Yesterday someone asked me if I only had the choice being able to eat one cuisine for the rest of my life, what it would be. I retorted saying that the question was completely unfair and unanswerable, despite managing to whittle it down to two. The two? Indian and Italian. You see, I have been a lifelong fan of Italian food. Simple home made pasta with a drizzle of high quality extra virgin olive oil, a splash of lemon, a crack of black pepper, sprinkle of sea salt and shaving of parmesan is one of my ultimate dishes and one that I couldn’t live without. But then there’s Indian – a wafer thin dosa filled with hot and spicy masala potato filling and a creamy dahl are just two dishes of this diverse cuisine that I would never want to say goodbye to.
There are many Italian and Indian restaurants in London, some very good, but most bad. These are two cuisines that have been grabbed hold of, commercialised and in some cases ruined. I can list on one hand the good Italian and Indian restaurants that I have tried but I simply couldn’t remember all of the bad ones that I have been to over the years.
Last week I visited Cinnamon Kitchen in the city, a restaurant that I was previously very aware of by the reputation of sister restaurant, Cinnamon Club in Victoria. Cinnamon Kitchen serves modern Indian cuisine inspired by the same ethos as Cinnamon Club but in a more relaxed setting. When we arrived on a Thursday evening, the local bars were overflowing with city workers enjoying their after work drink.
As we were seated, I was surprised by the size of the tables. Considering this restaurant follows more of a relaxed vibe than Cinnamon Club, a table for two was twice the size of one that I’d usually expect at a casual restaurant. The seats were also twice as comfy!
We chose organic salmon carpaccio, caper ‘kachumbar’ (£8) and seared king scallops and devon crab cake (£12.50) to start, followed by baked sea bream, green spices and yoghurt rice (£16), French black leg chicken and broken wheat ‘kichri’ (£18) with a side of black lentils (£4) and steamed rice (£2.50) for main. We then opted for saffron poached pear with star anise ice cream (£6) and Valrhona dark chocolate souffle with cinnamon cream anglaise and pistachio crisp (£7.50) for dessert.
But first we were treated to a pre starter. Stupidly, as I was so excited, I failed to write down what it was, so I’m sorry that I can’t share that with you. We also polished off a selection of three breads with chutneys (£5) before our starters arrived.
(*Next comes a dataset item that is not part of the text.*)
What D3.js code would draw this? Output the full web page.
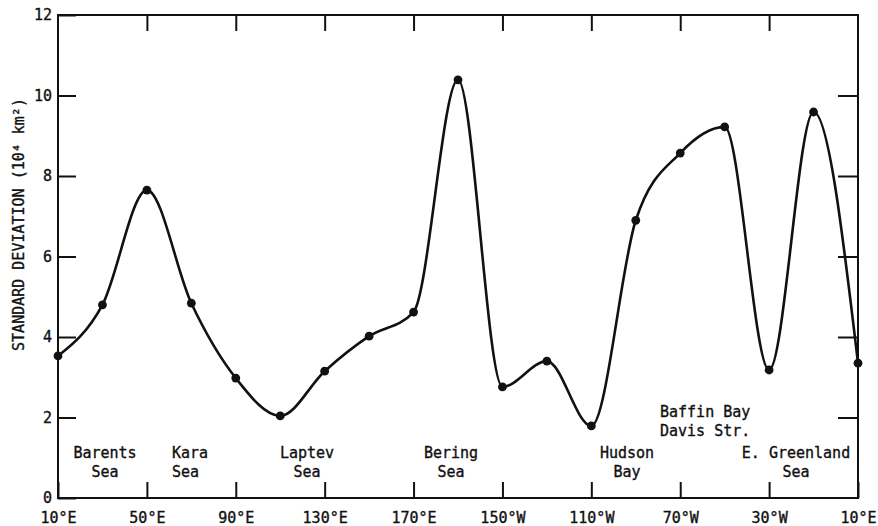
<!DOCTYPE html>
<html>
<head>
<meta charset="utf-8">
<script src="https://cdn.jsdelivr.net/npm/d3@7"></script>
<style>
  html, body { margin: 0; padding: 0; background: #fff; }
  svg { display: block; }
  text { font-family: "DejaVu Sans Mono", "Liberation Mono", monospace; fill: #111; stroke: #111; stroke-width: 0.35px; }
</style>
</head>
<body>
<svg id="chart" width="878" height="526"></svg>
<script>
// Longitude (degrees east, 10°E .. 370 = 10°E again) at each plotted station
const longitudes = [10, 30, 50, 70, 90, 110, 130, 150, 170, 190, 210, 230, 250, 270, 290, 310, 330, 350, 370];
// Standard deviation of sea-ice extent (10^4 km^2)
const stdDev = [3.53, 4.80, 7.65, 4.84, 2.98, 2.04, 3.15, 4.02, 4.62, 10.39, 2.76, 3.40, 1.79, 6.90, 8.57, 9.22, 3.18, 9.59, 3.35];

// Longitude axis ticks and their labels
const xTickValues = [10, 50, 90, 130, 170, 210, 250, 290, 330, 370];
const xTickLabels = ["10°E", "50°E", "90°E", "130°E", "170°E", "150°W", "110°W", "70°W", "30°W", "10°E"];
const yTickValues = [0, 2, 4, 6, 8, 10, 12];

// Sea / region names written inside the plot
const regionNames = [
  ["Barents", "Sea"],
  ["Kara", "Sea"],
  ["Laptev", "Sea"],
  ["Bering", "Sea"],
  ["Hudson", "Bay"],
  ["Baffin Bay", "Davis Str."],
  ["E. Greenland", "Sea"]
];

const svg = d3.select("#chart");
const plotL = 58, plotR = 858, plotT = 15, plotB = 498;

const x = d3.scaleLinear().domain([10, 370]).range([plotL, plotR]);
const y = d3.scaleLinear().domain([0, 12]).range([plotB, plotT]);

const axisStyle = g => {
  g.select(".domain").remove();
  g.selectAll(".tick line").attr("stroke", "#111").attr("stroke-width", 2);
  g.selectAll(".tick text").attr("font-size", 15).attr("fill", "#111")
    .attr("font-family", "'DejaVu Sans Mono', monospace");
};

// Bottom axis: ticks point into the plot
svg.append("g")
  .attr("transform", `translate(0,${plotB})`)
  .call(d3.axisBottom(x).tickValues(xTickValues)
    .tickFormat((d, i) => xTickLabels[i])
    .tickSizeInner(-16).tickSizeOuter(0).tickPadding(14))
  .call(axisStyle);

// Top axis: inward ticks only
svg.append("g")
  .attr("transform", `translate(0,${plotT})`)
  .call(d3.axisTop(x).tickValues(xTickValues.slice(1, -1))
    .tickFormat("").tickSizeInner(-16).tickSizeOuter(0))
  .call(axisStyle);

// Left axis with labels
svg.append("g")
  .attr("transform", `translate(${plotL},0)`)
  .call(d3.axisLeft(y).tickValues(yTickValues)
    .tickSizeInner(-18).tickSizeOuter(0).tickPadding(6))
  .call(axisStyle);

// Right axis: inward ticks only
svg.append("g")
  .attr("transform", `translate(${plotR},0)`)
  .call(d3.axisRight(y).tickValues(yTickValues.slice(1, -1))
    .tickFormat("").tickSizeInner(-20).tickSizeOuter(0))
  .call(axisStyle);

// Plot frame
svg.append("rect")
  .attr("x", plotL).attr("y", plotT)
  .attr("width", plotR - plotL).attr("height", plotB - plotT)
  .attr("fill", "none").attr("stroke", "#111").attr("stroke-width", 2);

// Y axis title
svg.append("text")
  .attr("transform", `translate(24,${(y(12) + y(0)) / 2 - 32}) rotate(-90)`)
  .attr("text-anchor", "middle")
  .attr("font-size", 15)
  .text("STANDARD DEVIATION (10⁴ km²)");

// Smooth curve through the stations
const pts = longitudes.map((lon, i) => [lon, stdDev[i]]);
svg.append("path")
  .datum(pts)
  .attr("fill", "none")
  .attr("stroke", "#111")
  .attr("stroke-width", 2.6)
  .attr("stroke-linejoin", "round")
  .attr("d", d3.line().x(d => x(d[0])).y(d => y(d[1])).curve(d3.curveMonotoneX));

svg.append("g").selectAll("circle")
  .data(pts)
  .join("circle")
  .attr("cx", d => x(d[0]))
  .attr("cy", d => y(d[1]))
  .attr("r", 4.4)
  .attr("fill", "#111");

// Region labels: anchor x, first baseline, alignment
const regionPlacement = [
  { cx: 105, by: 458, anchor: "middle" },
  { cx: 172, by: 458, anchor: "start" },
  { cx: 307, by: 458, anchor: "middle" },
  { cx: 451, by: 458, anchor: "middle" },
  { cx: 627, by: 458, anchor: "middle" },
  { cx: 660, by: 417, anchor: "start" },
  { cx: 796, by: 458, anchor: "middle" }
];
const labels = svg.append("g");
regionNames.forEach((lines, i) => {
  const p = regionPlacement[i];
  const t = labels.append("text")
    .attr("text-anchor", p.anchor)
    .attr("font-size", 15);
  lines.forEach((s, j) => {
    t.append("tspan").attr("x", p.cx).attr("y", p.by + j * 19).text(s);
  });
});
</script>
</body>
</html>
The scallop starter was impressive – a delicate mix of spices, rich crab cakes and tender scallops. The salmon carpacchio was less so and was more like a hefty plate of smoked salmon with a few capers dotted around the plate.
Our black chicken dish was brilliant. Tender chicken breast sat in a well seasoned bowl of spiced broken wheat and flaked almonds. I will forever remember the sea bass dish, not for the piece of fish, but for the unbelievable yoghurt rice and pomegranate that sat on the plate. It was the highlight of my whole evening, partly because it tasted so fantastic, rich and creamy but also because I have never tried anything quite like it before.
We were struggling to think about dessert before it arrived as we had eaten so much food before hand but we managed it. The poached pear was really nothing special but the accompanying star anise ice cream was. But this dessert was nothing compared to the Valrhona dark chocolate souffle with cinnamon cream anglaise. The souffle was sweet and light and matched perfectly with the rich and creamy cream anglaise.
Not content with feeding us enough food to last us a good couple of days, we enjoyed a mini coconut friand like cake post dessert. Service was swift, which meant that no longer than an hour and a half after arriving, we were back out of the door, full, satisfied and with a lasting memory.